Gen Casey visits Texas Medical Evaluation Board Clinic
Gen. George W. Casey, Jr., Chief of Staff of the U.S. Army, visited the Fort Hood, Texas Medical Evaluation Board Clinic Nov. 17, escorted by Carl R. Darnall Army Medical Center commander Col. Casper P. Jones, III, Command Sgt. Maj. Keith Seidler, and CRDAMC Chief of Staff Col. William B. Grimes.

FORT HOOD, Texas - The Medical Evaluation Board process has always been complex and cumbersome for the Soldier, units, and military treatment facilities, so when the number of cases surged some months ago, Carl R. Darnall Army Medical Center officials made a calculated decision to pour money and resources into restructuring and modernizing the process at Fort Hood.

"To do the right thing for our Soldiers and make our work more efficient, we consolidated the administrative functions and medical sections into one center. We also devised a method to shorten the processing time," said Maj. Dexter L. Lovett, chief of CRDAMC's Patient Administrative Division.

CRDAMC re-outfitted a building to consolidate the 56 personnel previously scattered among various departments and buildings under one roof.

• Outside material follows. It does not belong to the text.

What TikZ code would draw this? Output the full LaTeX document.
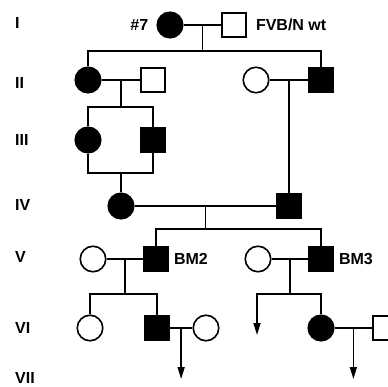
\documentclass[tikz,border=0pt]{standalone}
\usepackage{fontspec}
\setmainfont{Liberation Sans}
\usetikzlibrary{arrows.meta, positioning}

\tikzset{
  female/.style={circle, draw, line width=1.6pt, minimum size=25.5pt, inner sep=0pt},
  male/.style={rectangle, draw, line width=1.6pt, minimum size=24pt, inner sep=0pt},
  aff/.style={fill=black},
  tag/.style={font=\bfseries\fontsize{16}{18}\selectfont, inner sep=0pt},
  link/.style={line width=1.6pt},
  desc/.style={line width=1.6pt, -{Triangle[length=12pt,width=7pt]}}
}

\begin{document}
\begin{tikzpicture}[x=1pt, y=-1pt]
\useasboundingbox (0,0) rectangle (388,387);
% Generation numbers
\foreach \g/\lab in {23/I, 83/II, 140/III, 205/IV, 257/V, 328/VI, 378/VII} {
  \node [tag, anchor=west] (gen\lab) at (15,\g) {\lab};
}
% Generation I
\node [female, aff] (I1) at (170,25) {};
\node [male] (I2) at (234,25) {};
\node [tag, left=8pt of I1] (n7) {\#7};
\node [tag, right=9pt of I2] (wt) {FVB/N wt};
\draw [link] (I1) -- (I2) coordinate [midway] (c1);
\draw [link] (c1) -- ++(0,26) coordinate (s1);
% Generation II
\node [female, aff] (II1) at (88,80) {};
\node [male] (II2) at (153,80) {};
\node [female] (II3) at (256,80) {};
\node [male, aff] (II4) at (321,80) {};
\draw [link] (II1) |- (s1) -| (II4);
\draw [link] (II1) -- (II2) coordinate [midway] (c2);
\draw [link] (II3) -- (II4) coordinate [midway] (c3);
\draw [link] (c2) -- ++(0,27) coordinate (s2);
% Generation III
\node [female, aff] (III1) at (88,140) {};
\node [male, aff] (III2) at (153,140) {};
\draw [link] (III1) |- (s2) -| (III2);
\coordinate (s3) at (121,173);
\draw [link] (III1) |- (s3) -| (III2);
% Generation IV
\node [female, aff] (IV1) at (s3 |- 0,206) {};
\node [male, aff] (IV2) at (c3 |- 0,206) {};
\draw [link] (s3) -- (IV1);
\draw [link] (c3) -- (IV2);
\draw [link] (IV1) -- (IV2) coordinate [midway] (c4);
\draw [link] (c4) -- ++(0,23) coordinate (s4);
% Generation V
\node [female] (V1) at (93,259) {};
\node [male, aff] (V2) at (156,259) {};
\node [female] (V3) at (258,259) {};
\node [male, aff] (V4) at (321,259) {};
\node [tag, right=5pt of V2] (bm2) {BM2};
\node [tag, right=5pt of V4] (bm3) {BM3};
\draw [link] (V2) |- (s4) -| (V4);
\draw [link] (V1) -- (V2) coordinate [midway] (c5);
\draw [link] (V3) -- (V4) coordinate [midway] (c6);
\draw [link] (c5) -- ++(0,35) coordinate (s5);
\draw [link] (c6) -- ++(0,35) coordinate (s6);
% Generation VI
\node [female] (VI1) at (90,328) {};
\node [male, aff] (VI2) at (157,328) {};
\node [female] (VI3) at (206,328) {};
\node [female, aff] (VI4) at (321,328) {};
\node [male] (VI5) at (385,328) {};
\draw [link] (VI1) |- (s5) -| (VI2);
\coordinate (e1) at (257,335);
\draw [desc] (VI4) |- (e1 |- s6) -- (e1);
\draw [link] (VI2) -- (VI3) coordinate [midway] (c7);
\draw [link] (VI4) -- (VI5) coordinate [midway] (c8);
% Generation VII
\draw [desc] (c7) -- ++(0,51) coordinate (e2);
\draw [desc] (c8) -- ++(0,51) coordinate (e3);
\end{tikzpicture}
\end{document}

Lovett said, "The consolidation of physicians, nursing assistants, medical NCOs, and case review physicians on the medical side, and PEBLOs (Physical Evaluation Board Liaison Officers), case coordinators, clerks, and NCOs on the administrative side that are involved in the MEB process means we can talk face-to-face with each other and address any issues that particular cases may bring."

"Previously, Soldiers had to connect with these medical and administrative personnel during various stages of the MEB process. This was a huge burden for our Soldiers and a real communication nightmare for us," Lovett said.

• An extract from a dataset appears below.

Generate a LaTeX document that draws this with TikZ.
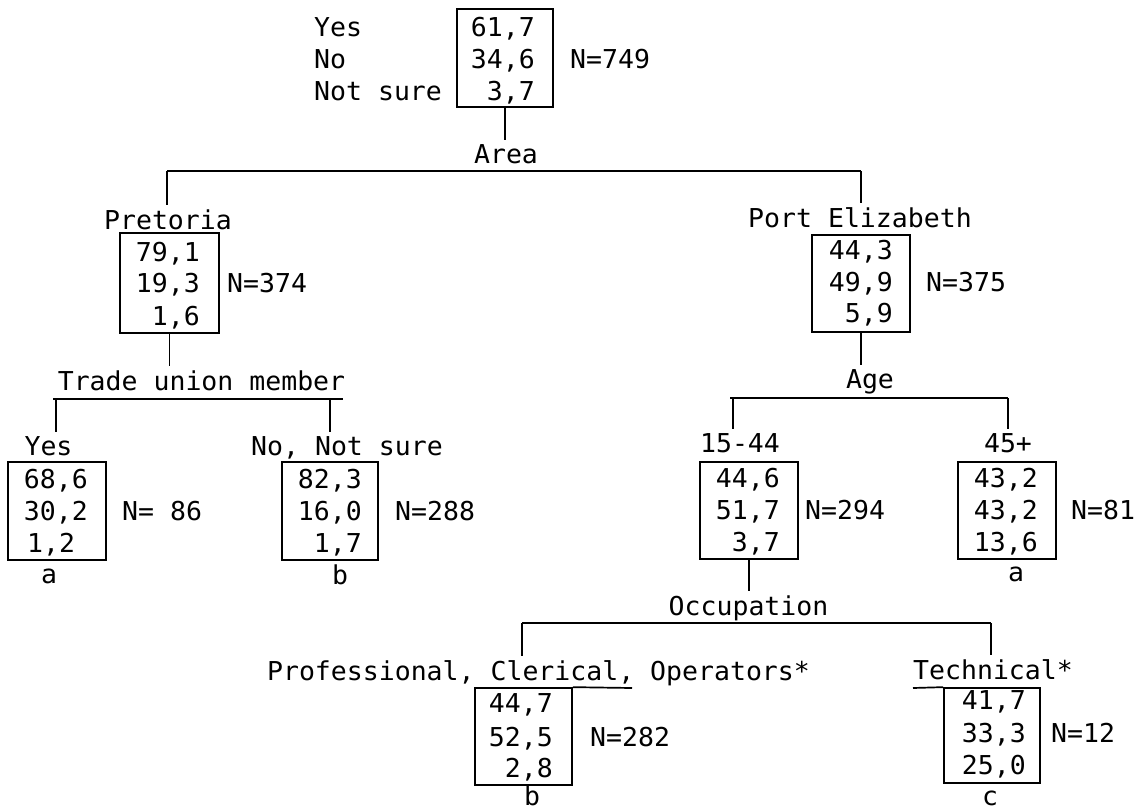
\documentclass[tikz,border=0pt]{standalone}
\usepackage{fontspec}
\newfontfamily\tw[FakeStretch=1.02]{DejaVu Sans Mono}
\begin{document}
\begin{tikzpicture}[x=1pt,y=-1pt,
  every node/.style={font=\tw\fontsize{26}{30}\selectfont, inner sep=0pt},
  lab/.style={anchor=base, inner ysep=4pt},
  num/.style={anchor=base east},
  nl/.style={anchor=base west},
  box/.style={draw, line width=1.7pt},
  link/.style={line width=1.7pt}]
\fill[white] (0,0) rectangle (1143,811);
\useasboundingbox (0,0) rectangle (1143,811);

% root
\node[nl] (ryes) at (314,36) {Yes};
\node[nl] (rno) at (314,68) {No};
\node[nl] (rns) at (314,100) {Not sure};
\node[box, minimum width=96pt, minimum height=98pt] (rbox) at (505,58) {};
\node[num] (r1) at (535,36) {61,7};
\node[num] (r2) at (535,68) {34,6};
\node[num] (r3) at (535,100) {3,7};
\node[nl] (rn) at (570,68) {N=749};
\node[lab] (area) at (506,163) {Area};
\draw[link] (rbox.south) -- (rbox.south |- area.north);
\coordinate (aL) at (167,171);
\coordinate (aR) at (861,171);
\draw[link] (aL) -- (aR);

% Pretoria
\node[lab] (pre) at (168,229) {Pretoria};
\draw[link] (aL) -- (aL |- pre.north);
\node[box, minimum width=99pt, minimum height=100pt] (pbox) at (169.5,283) {};
\node[num] (p1) at (200,261) {79,1};
\node[num] (p2) at (200,292) {19,3};
\node[num] (p3) at (200,325) {1,6};
\node[nl] (pn) at (227,292) {N=374};
\node[lab] (tu) at (201.5,390) {Trade union member};
\draw[link] (pbox.south) -- (pbox.south |- tu.north);
\coordinate (tuA) at (53,399);
\coordinate (tuB) at (343,399);
\coordinate (tuL) at (56,399);
\coordinate (tuR) at (330,399);
\draw[link] (tuA) -- (tuB);

% TU Yes
\node[lab] (tyes) at (48.5,455) {Yes};
\draw[link] (tuL) -- (tuL |- tyes.north);
\node[box, minimum width=98pt, minimum height=98pt] (ybox) at (57,511) {};
\node[num] (y1) at (88,488) {68,6};
\node[num] (y2) at (88,520) {30,2};
\node[nl] (y3) at (27,552) {1,2};
\node[nl] (yn) at (122,520) {N= 86};
\node[anchor=base] (ya) at (49,583) {a};

% TU No
\node[lab] (tno) at (347,455) {No, Not sure};
\draw[link] (tuR) -- (tuR |- tno.north);
\node[box, minimum width=96pt, minimum height=98pt] (nbox) at (330,511) {};
\node[num] (n1) at (362,488) {82,3};
\node[num] (n2) at (362,520) {16,0};
\node[num] (n3) at (362,552) {1,7};
\node[nl] (nn) at (395,520) {N=288};
\node[anchor=base] (nb) at (340,584) {b};

% Port Elizabeth
\node[lab] (pe) at (860,227) {Port Elizabeth};
\draw[link] (aR) -- (aR |- pe.north);
\node[box, minimum width=98pt, minimum height=97pt] (ebox) at (861,283.5) {};
\node[num] (e1) at (893,259) {44,3};
\node[num] (e2) at (893,291) {49,9};
\node[num] (e3) at (893,322) {5,9};
\node[nl] (en) at (926,291) {N=375};
\node[lab] (age) at (870,388) {Age};
\draw[link] (ebox.south) -- (ebox.south |- age.north);
\coordinate (gA) at (730,398);
\coordinate (gB) at (1008,398);
\coordinate (gL) at (733,398);
\draw[link] (gA) -- (gB);

% 15-44
\node[lab] (y15) at (740,452) {15-44};
\draw[link] (gL) -- (gL |- y15.north);
\node[box, minimum width=98pt, minimum height=97pt] (abox) at (749,510.5) {};
\node[num] (a1) at (780,487) {44,6};
\node[num] (a2) at (780,519) {51,7};
\node[num] (a3) at (780,551) {3,7};
\node[nl] (an) at (805,519) {N=294};

% 45+
\node[lab] (y45) at (1008,452) {45+};
\draw[link] (gB) -- (gB |- y45.north);
\node[box, minimum width=98pt, minimum height=97pt] (bbox) at (1007,510.5) {};
\node[num] (b1) at (1038,487) {43,2};
\node[num] (b2) at (1038,519) {43,2};
\node[num] (b3) at (1038,551) {13,6};
\node[nl] (bn) at (1071,519) {N=81};
\node[anchor=base] (ba) at (1016,581) {a};

% Occupation
\node[lab] (occ) at (748.5,615) {Occupation};
\draw[link] (abox.south) -- (abox.south |- occ.north);
\coordinate (oA) at (522,623);
\coordinate (oB) at (991,623);
\draw[link] (oA) -- (oB);

% Professional
\node[lab] (prof) at (538.5,680) {Professional, Clerical, Operators*};
\draw[link] (oA) -- (oA |- prof.north);
\node[box, minimum width=97pt, minimum height=97pt] (fbox) at (523.5,736.5) {};
\coordinate (fu) at (632,688);
\draw[link] (fbox.north east) -- (fu);
\node[num] (f1) at (553,712) {44,7};
\node[num] (f2) at (553,746) {52,5};
\node[num] (f3) at (553,777) {2,8};
\node[nl] (fn) at (590,746) {N=282};
\node[anchor=base] (fb) at (532,805) {b};

% Technical
\node[lab] (tech) at (993,679) {Technical*};
\draw[link] (oB) -- (oB |- tech.north);
\node[box, minimum width=96pt, minimum height=95pt] (tbox) at (992,735.5) {};
\coordinate (tcu) at (913,688);
\draw[link] (tcu) -- (tbox.north west);
\node[num] (t1) at (1026,709) {41,7};
\node[num] (t2) at (1026,742) {33,3};
\node[num] (t3) at (1026,774) {25,0};
\node[nl] (tn) at (1051,742) {N=12};
\node[anchor=base] (tc) at (990,805) {c};
\end{tikzpicture}
\end{document}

The medical center had several goals in consolidating these functions and personnel. One was to be more efficient in coordination and communication. Another was to lessen Soldiers' frustration level, while at the same time meet our regulatory requirements to process cases within prescribed timelines.

Lovett said that before the surge of cases, military treatment facilities were able to manage the 60-year-old MEB process if there was an even flow of cases.

"It became painfully obvious the system was not designed to handle surges. The huge influx of cases completely exposed the fact we have been applying bandages to an outdated system," said Lovett. The ugly sore festered at Fort Hood because of the number of cases resulting from numerous deployments.

"When you have the largest Soldier population, you have the largest workload," said Patricia Van Raalte, manager of the medical boards administrative branch. "Putting all the players in one place helps expedite the system; Consolidation gives us easy access to access to PEBLOs, and it helps our Soldiers if they have only one place to go," Van Raalte explained.

Another problem festered as a result of the Army Medical Action Plan. The AMAP placed MEB physicians uder the Warrior Transition Units.

"MEB physicians on the WTU books focused on WTU MEB cases. This left a void for other units' MEB cases, Lovett said.

"We had difficulty holding providers assigned outside of CRDAMC accountable for both the quality and timeliness of the narrative summary dictations for the MEB," said Col. Wilma Larsen, deputy commander for clinical services at CRDAMC. "We decided to improve this process by having all NARSUMS done by a cadre of MEB physicians.

CRDAMC now has nine full-time physicians on hand dedicated to MEBs who do physicals and narrative summaries for cases.